- [DATASET EXTRACT]:

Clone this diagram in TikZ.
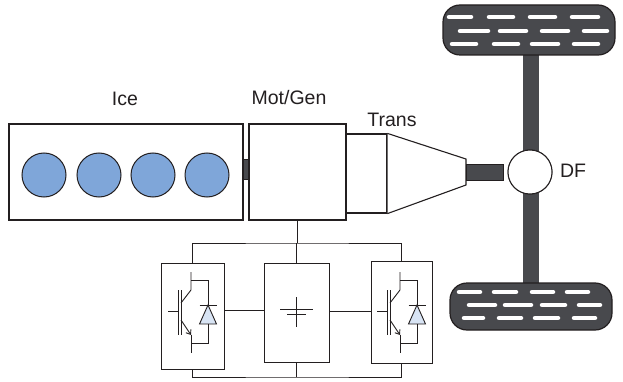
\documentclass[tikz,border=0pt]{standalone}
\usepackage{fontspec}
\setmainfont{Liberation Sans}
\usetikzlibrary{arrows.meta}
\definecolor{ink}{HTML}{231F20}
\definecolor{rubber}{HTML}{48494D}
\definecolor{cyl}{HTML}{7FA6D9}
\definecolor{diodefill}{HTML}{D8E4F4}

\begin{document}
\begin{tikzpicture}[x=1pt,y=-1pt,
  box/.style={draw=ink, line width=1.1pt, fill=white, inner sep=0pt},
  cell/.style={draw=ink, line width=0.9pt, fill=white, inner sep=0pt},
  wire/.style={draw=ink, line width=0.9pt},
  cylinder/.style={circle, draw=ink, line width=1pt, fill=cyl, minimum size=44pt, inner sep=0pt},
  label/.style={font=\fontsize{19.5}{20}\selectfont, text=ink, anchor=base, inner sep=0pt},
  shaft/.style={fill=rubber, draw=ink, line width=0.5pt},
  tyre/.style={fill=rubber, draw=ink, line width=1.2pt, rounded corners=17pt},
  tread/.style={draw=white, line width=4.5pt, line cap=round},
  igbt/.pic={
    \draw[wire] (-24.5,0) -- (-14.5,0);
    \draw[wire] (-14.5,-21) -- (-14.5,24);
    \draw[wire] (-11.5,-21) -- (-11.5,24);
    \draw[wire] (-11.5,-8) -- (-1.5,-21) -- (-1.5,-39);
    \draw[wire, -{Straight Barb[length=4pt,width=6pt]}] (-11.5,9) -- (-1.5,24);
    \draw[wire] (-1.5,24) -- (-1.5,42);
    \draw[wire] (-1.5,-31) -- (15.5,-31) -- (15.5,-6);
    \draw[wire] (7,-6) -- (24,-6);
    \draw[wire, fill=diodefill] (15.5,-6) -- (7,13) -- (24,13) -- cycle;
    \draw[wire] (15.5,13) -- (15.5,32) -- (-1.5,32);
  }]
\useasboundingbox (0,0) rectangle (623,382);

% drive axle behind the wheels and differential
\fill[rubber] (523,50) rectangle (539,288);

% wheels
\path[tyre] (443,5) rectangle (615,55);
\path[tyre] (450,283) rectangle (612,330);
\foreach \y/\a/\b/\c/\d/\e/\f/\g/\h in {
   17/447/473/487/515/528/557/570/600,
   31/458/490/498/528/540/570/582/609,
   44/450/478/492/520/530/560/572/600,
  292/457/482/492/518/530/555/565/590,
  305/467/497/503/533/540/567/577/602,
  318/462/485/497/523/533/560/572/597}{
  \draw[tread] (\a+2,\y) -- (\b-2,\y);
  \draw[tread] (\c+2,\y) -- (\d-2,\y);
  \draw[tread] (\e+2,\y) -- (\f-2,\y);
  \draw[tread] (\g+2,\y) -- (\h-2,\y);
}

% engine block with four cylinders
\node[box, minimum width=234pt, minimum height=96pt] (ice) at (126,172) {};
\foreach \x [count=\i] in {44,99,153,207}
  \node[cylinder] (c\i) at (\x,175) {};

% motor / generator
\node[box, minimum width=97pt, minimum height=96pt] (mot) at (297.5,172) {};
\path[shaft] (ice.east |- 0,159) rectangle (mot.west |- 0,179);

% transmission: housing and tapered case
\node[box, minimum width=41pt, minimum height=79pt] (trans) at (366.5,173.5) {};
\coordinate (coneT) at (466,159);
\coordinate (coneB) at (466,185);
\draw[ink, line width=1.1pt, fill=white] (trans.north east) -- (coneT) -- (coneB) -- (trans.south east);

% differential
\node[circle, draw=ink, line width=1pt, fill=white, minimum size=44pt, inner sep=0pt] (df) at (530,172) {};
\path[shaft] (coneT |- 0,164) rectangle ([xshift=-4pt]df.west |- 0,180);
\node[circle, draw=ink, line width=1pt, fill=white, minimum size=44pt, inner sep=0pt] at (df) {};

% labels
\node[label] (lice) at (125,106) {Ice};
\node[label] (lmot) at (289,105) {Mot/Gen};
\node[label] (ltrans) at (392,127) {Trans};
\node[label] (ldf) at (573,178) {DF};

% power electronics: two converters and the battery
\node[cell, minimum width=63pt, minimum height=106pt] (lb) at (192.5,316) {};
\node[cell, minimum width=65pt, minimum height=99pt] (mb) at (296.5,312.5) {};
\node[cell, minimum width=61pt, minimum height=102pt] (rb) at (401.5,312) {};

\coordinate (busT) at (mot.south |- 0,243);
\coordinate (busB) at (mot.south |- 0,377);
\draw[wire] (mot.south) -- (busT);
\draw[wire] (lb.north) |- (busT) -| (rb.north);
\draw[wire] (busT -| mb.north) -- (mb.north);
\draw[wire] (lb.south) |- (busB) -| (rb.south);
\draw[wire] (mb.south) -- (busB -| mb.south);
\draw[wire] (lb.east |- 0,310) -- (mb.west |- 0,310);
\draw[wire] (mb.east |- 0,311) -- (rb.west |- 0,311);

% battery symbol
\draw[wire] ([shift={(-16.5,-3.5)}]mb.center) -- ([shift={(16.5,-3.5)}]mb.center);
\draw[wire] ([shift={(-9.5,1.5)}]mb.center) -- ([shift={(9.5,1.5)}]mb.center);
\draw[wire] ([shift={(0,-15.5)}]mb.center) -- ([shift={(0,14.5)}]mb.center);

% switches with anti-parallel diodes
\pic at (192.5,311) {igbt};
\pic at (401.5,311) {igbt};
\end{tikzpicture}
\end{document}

- [EXERCISE]: Repeat the full listing above exactly, with no pictures in the copy.

- [ANSWER TO THIS EXERCISE]:
Clone this diagram in TikZ.
\documentclass[tikz,border=0pt]{standalone}
\usepackage{fontspec}
\setmainfont{Liberation Sans}
\usetikzlibrary{arrows.meta}
\definecolor{ink}{HTML}{231F20}
\definecolor{rubber}{HTML}{48494D}
\definecolor{cyl}{HTML}{7FA6D9}
\definecolor{diodefill}{HTML}{D8E4F4}

\begin{document}
\begin{tikzpicture}[x=1pt,y=-1pt,
  box/.style={draw=ink, line width=1.1pt, fill=white, inner sep=0pt},
  cell/.style={draw=ink, line width=0.9pt, fill=white, inner sep=0pt},
  wire/.style={draw=ink, line width=0.9pt},
  cylinder/.style={circle, draw=ink, line width=1pt, fill=cyl, minimum size=44pt, inner sep=0pt},
  label/.style={font=\fontsize{19.5}{20}\selectfont, text=ink, anchor=base, inner sep=0pt},
  shaft/.style={fill=rubber, draw=ink, line width=0.5pt},
  tyre/.style={fill=rubber, draw=ink, line width=1.2pt, rounded corners=17pt},
  tread/.style={draw=white, line width=4.5pt, line cap=round},
  igbt/.pic={
    \draw[wire] (-24.5,0) -- (-14.5,0);
    \draw[wire] (-14.5,-21) -- (-14.5,24);
    \draw[wire] (-11.5,-21) -- (-11.5,24);
    \draw[wire] (-11.5,-8) -- (-1.5,-21) -- (-1.5,-39);
    \draw[wire, -{Straight Barb[length=4pt,width=6pt]}] (-11.5,9) -- (-1.5,24);
    \draw[wire] (-1.5,24) -- (-1.5,42);
    \draw[wire] (-1.5,-31) -- (15.5,-31) -- (15.5,-6);
    \draw[wire] (7,-6) -- (24,-6);
    \draw[wire, fill=diodefill] (15.5,-6) -- (7,13) -- (24,13) -- cycle;
    \draw[wire] (15.5,13) -- (15.5,32) -- (-1.5,32);
  }]
\useasboundingbox (0,0) rectangle (623,382);

% drive axle behind the wheels and differential
\fill[rubber] (523,50) rectangle (539,288);

% wheels
\path[tyre] (443,5) rectangle (615,55);
\path[tyre] (450,283) rectangle (612,330);
\foreach \y/\a/\b/\c/\d/\e/\f/\g/\h in {
   17/447/473/487/515/528/557/570/600,
   31/458/490/498/528/540/570/582/609,
   44/450/478/492/520/530/560/572/600,
  292/457/482/492/518/530/555/565/590,
  305/467/497/503/533/540/567/577/602,
  318/462/485/497/523/533/560/572/597}{
  \draw[tread] (\a+2,\y) -- (\b-2,\y);
  \draw[tread] (\c+2,\y) -- (\d-2,\y);
  \draw[tread] (\e+2,\y) -- (\f-2,\y);
  \draw[tread] (\g+2,\y) -- (\h-2,\y);
}

% engine block with four cylinders
\node[box, minimum width=234pt, minimum height=96pt] (ice) at (126,172) {};
\foreach \x [count=\i] in {44,99,153,207}
  \node[cylinder] (c\i) at (\x,175) {};

% motor / generator
\node[box, minimum width=97pt, minimum height=96pt] (mot) at (297.5,172) {};
\path[shaft] (ice.east |- 0,159) rectangle (mot.west |- 0,179);

% transmission: housing and tapered case
\node[box, minimum width=41pt, minimum height=79pt] (trans) at (366.5,173.5) {};
\coordinate (coneT) at (466,159);
\coordinate (coneB) at (466,185);
\draw[ink, line width=1.1pt, fill=white] (trans.north east) -- (coneT) -- (coneB) -- (trans.south east);

% differential
\node[circle, draw=ink, line width=1pt, fill=white, minimum size=44pt, inner sep=0pt] (df) at (530,172) {};
\path[shaft] (coneT |- 0,164) rectangle ([xshift=-4pt]df.west |- 0,180);
\node[circle, draw=ink, line width=1pt, fill=white, minimum size=44pt, inner sep=0pt] at (df) {};

% labels
\node[label] (lice) at (125,106) {Ice};
\node[label] (lmot) at (289,105) {Mot/Gen};
\node[label] (ltrans) at (392,127) {Trans};
\node[label] (ldf) at (573,178) {DF};

% power electronics: two converters and the battery
\node[cell, minimum width=63pt, minimum height=106pt] (lb) at (192.5,316) {};
\node[cell, minimum width=65pt, minimum height=99pt] (mb) at (296.5,312.5) {};
\node[cell, minimum width=61pt, minimum height=102pt] (rb) at (401.5,312) {};

\coordinate (busT) at (mot.south |- 0,243);
\coordinate (busB) at (mot.south |- 0,377);
\draw[wire] (mot.south) -- (busT);
\draw[wire] (lb.north) |- (busT) -| (rb.north);
\draw[wire] (busT -| mb.north) -- (mb.north);
\draw[wire] (lb.south) |- (busB) -| (rb.south);
\draw[wire] (mb.south) -- (busB -| mb.south);
\draw[wire] (lb.east |- 0,310) -- (mb.west |- 0,310);
\draw[wire] (mb.east |- 0,311) -- (rb.west |- 0,311);

% battery symbol
\draw[wire] ([shift={(-16.5,-3.5)}]mb.center) -- ([shift={(16.5,-3.5)}]mb.center);
\draw[wire] ([shift={(-9.5,1.5)}]mb.center) -- ([shift={(9.5,1.5)}]mb.center);
\draw[wire] ([shift={(0,-15.5)}]mb.center) -- ([shift={(0,14.5)}]mb.center);

% switches with anti-parallel diodes
\pic at (192.5,311) {igbt};
\pic at (401.5,311) {igbt};
\end{tikzpicture}
\end{document}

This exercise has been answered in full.